You work on something, then realize it depends on something else that isn’t clear yet. You make progress, then question whether that progress even matters. There’s movement, but it doesn’t always connect in a neat way.

No one really explains that part. That structure you see later — it doesn’t exist at the start. It forms slowly, and unevenly.

The emotional side is quieter, but heavier

People often talk about risk, effort, or strategy. What they don’t mention much is how your own perception keeps shifting.

One day, everything makes sense. The next, the same idea feels uncertain. Not because anything changed externally, but because your perspective did.

This isn’t instability. It’s part of the process.

You begin to realize that confidence isn’t constant. It moves with your experience. And waiting to feel fully confident before moving forward doesn’t really work — because that feeling rarely stays long enough.

Progress doesn’t always look like progress

There are moments when nothing seems to be happening. You’re thinking, adjusting, reconsidering. It feels like you’re stuck.

But later, you notice that those moments changed something. Maybe not visibly, but internally. Your understanding shifts. Your decisions become a bit sharper.

A few things tend to happen in that phase:

  • you start questioning things you accepted earlier
  • you notice patterns you didn’t see before
  • you begin simplifying without forcing it

It doesn’t look productive. But it builds the foundation for what comes next.

You don’t fully control how it develops

There’s an expectation that if you plan well enough, things will follow that plan. In reality, a small business develops through interaction — with people, with situations, with things you didn’t anticipate.

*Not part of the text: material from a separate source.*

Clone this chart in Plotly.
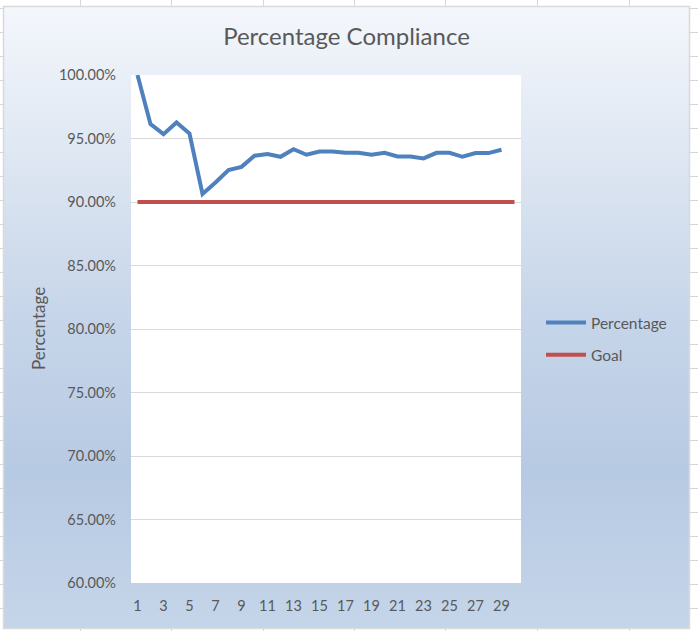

Some parts move faster than expected. Others take longer. Sometimes something you didn’t prioritize becomes central.

That lack of control isn’t a flaw. It’s part of how something real takes shape.

Trying to control everything usually creates more tension than clarity.

Closing thought

What no one really tells you is that starting a small business doesn’t feel like building something step by step. It feels more like entering a process that keeps changing as you move through it. And once you stop expecting it to be predictable, it becomes easier to stay with it long enough to see what it can actually become.